The movie was good. Romantic comedy...typical...but good. 3.5 stars out of 5.

Yesterday I went to see Jude Law, Juliette Binoche, and Robin Wright Penn in Breaking and Entering, which was an awesome movie. If you liked Closer, you would like this one. The acting by those three was absolutely magnificent (don't I sound like I know what I'm talking about?). Anyway, tons of symbolism and stuff that went way over my head...but great story about complicated relationships and consequences. Awesome.

Tonight I saw Bobby, which was directed by mighty ducker himself, Emilio Estevez. If you liked Crash, you would like this movie. It was all about interwoven stories, lives, and more obviously, the assassination of Robert F. Kennedy.

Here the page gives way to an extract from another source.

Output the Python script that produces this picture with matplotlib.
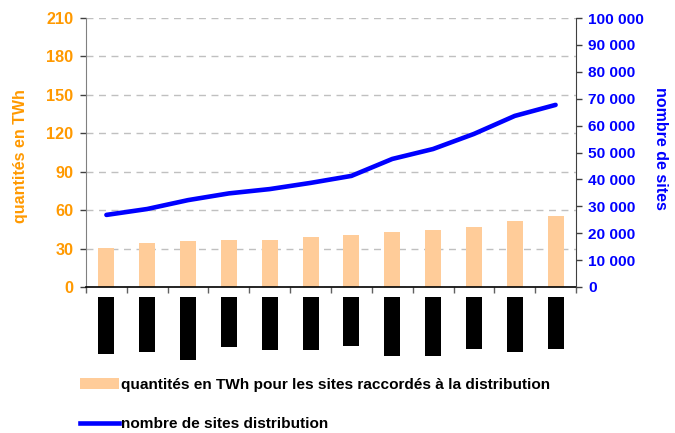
import matplotlib
matplotlib.use("Agg")
import matplotlib.pyplot as plt
from matplotlib.ticker import FixedLocator, FuncFormatter
from matplotlib.patches import Patch
from matplotlib.lines import Line2D
import numpy as np

plt.rcParams['font.family'] = ['Liberation Sans', 'DejaVu Sans']

# ---- data ----
categories = list(range(12))  # category labels are masked (black boxes) in the source
twh_values = [30.5, 34.3, 35.9, 36.7, 36.7, 38.9, 40.6, 42.9, 44.5, 46.8, 51.5, 55.4]
site_counts = [26800, 29000, 32300, 34800, 36400, 38700, 41300, 47600, 51300, 56900, 63600, 67700]
mask_lengths = [57, 55, 63, 50, 53, 53, 49, 59, 59, 52, 55, 52]
left_ticks = [0, 30, 60, 90, 120, 150, 180, 210]
right_ticks = [0, 10000, 20000, 30000, 40000, 50000, 60000, 70000, 80000, 90000, 100000]
bar_label = "quantités en TWh pour les sites raccordés à la distribution"
line_label = "nombre de sites distribution"
left_title = "quantités en TWh"
right_title = "nombre de sites"

ORANGE = '#FF9900'
BLUE = '#0000FF'
BAR = '#FFCC99'

W, H = 675, 433
fig = plt.figure(figsize=(W / 100, H / 100), dpi=100)

def fx(px):
    return px / W

def fy(py):
    return 1 - py / H

ax = fig.add_axes([fx(86), fy(287), fx(576) - fx(86), fy(18) - fy(287)])
x = np.arange(len(categories))
ax.bar(x, twh_values, width=0.39, color=BAR, zorder=2)
ax.set_xlim(-0.5, len(categories) - 0.5)
ax.set_ylim(0, 210)
ax.yaxis.set_major_locator(FixedLocator(left_ticks))
ax.grid(axis='y', color='#C0C0C0', linestyle=(0, (5, 4)), linewidth=1, zorder=0)
ax.set_axisbelow(True)
ax.tick_params(axis='y', colors='#404040', length=4, width=1, pad=5,
               labelcolor=ORANGE, labelsize=11.7)
for t in ax.get_yticklabels():
    t.set_fontweight('bold')
ax.set_xticks([])
ax.xaxis.set_minor_locator(FixedLocator(np.arange(-0.5, len(categories), 1.0)))
ax.tick_params(axis='x', which='minor', direction='out', length=4, width=1, color='#606060')
ax.spines['top'].set_visible(False)
ax.spines['left'].set_color('#808080')
ax.spines['right'].set_visible(False)
ax.spines['bottom'].set_color('black')
ax.spines['bottom'].set_linewidth(1.2)

ax2 = ax.twinx()
ax2.plot(x, site_counts, color=BLUE, linewidth=3.3, solid_capstyle='round', zorder=3)
ax2.set_ylim(0, 100000)
ax2.yaxis.set_major_locator(FixedLocator(right_ticks))
ax2.yaxis.set_major_formatter(FuncFormatter(lambda v, p: f"{int(v):,}".replace(",", " ")))
ax2.tick_params(axis='y', colors='#404040', length=4, width=1, pad=5,
                labelcolor=BLUE, labelsize=11.1)
for t in ax2.get_yticklabels():
    t.set_fontweight('bold')
for s in ['top', 'left', 'bottom']:
    ax2.spines[s].set_visible(False)
ax2.spines['right'].set_color('#404040')

fig.text(fx(21), fy(156), left_title, color=ORANGE, fontsize=11.5, fontweight='bold',
         rotation=90, ha='center', va='center')
fig.text(fx(660), fy(148), right_title, color=BLUE, fontsize=11.5, fontweight='bold',
         rotation=-90, ha='center', va='center')

# masked category labels (black boxes under the axis)
axm = fig.add_axes([fx(86), fy(367), fx(576) - fx(86), fy(297) - fy(367)])
axm.bar(x, mask_lengths, width=0.39, color='black')
axm.set_xlim(-0.5, len(categories) - 0.5)
axm.set_ylim(70, 0)
axm.axis('off')

handles = [Patch(facecolor=BAR, edgecolor='none'),
           Line2D([0], [0], color=BLUE, linewidth=3.3)]
fig.legend(handles, [bar_label, line_label], loc='upper left',
           bbox_to_anchor=(fx(80), fy(378)), frameon=False,
           prop={'weight': 'bold', 'size': 11.1}, handlelength=2.55,
           handleheight=0.75, handletextpad=0.1, labelspacing=1.62, borderpad=0,
           borderaxespad=0)

fig.savefig("out.png", dpi=100)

It was creative, interesting, and it sent a message about the life and times of the late 60s, the values and their political and cultural climate. It was clever, beautiful, and the ending was well put together and thought out. It was my favourite out of the three. Also starring: Helen Hunt, William H. Macy, Martin Sheen, Ashton Kutcher, Demi Moore, Nick Cannon, Lindsay Lohan, Emilio Estevez, Sharon Stone, Joy Bryant, Sir Anthony Hopkins, Freddy Rodriguez, Elijah Wood, Heather Graham...the list goes on! But I saw about half of them at the film! REAL LIVE FAMOUS PEOPLE.

I think I should quit my job and become a groupie.

Anyway, on another note...people should think before they speak. There is no excuse for ignorance, rudeness, and disrespect. There is also no excuse for no apology. So don't be stupid.

Few men are willing to brave the disapproval of their fellows, the censure of their colleagues, the wrath of their society. Moral courage is a rarer commodity than bravery in battle or great intelligence. Yet it is the one essential, vital quality for those who seek to change a world which yields most painfully to change.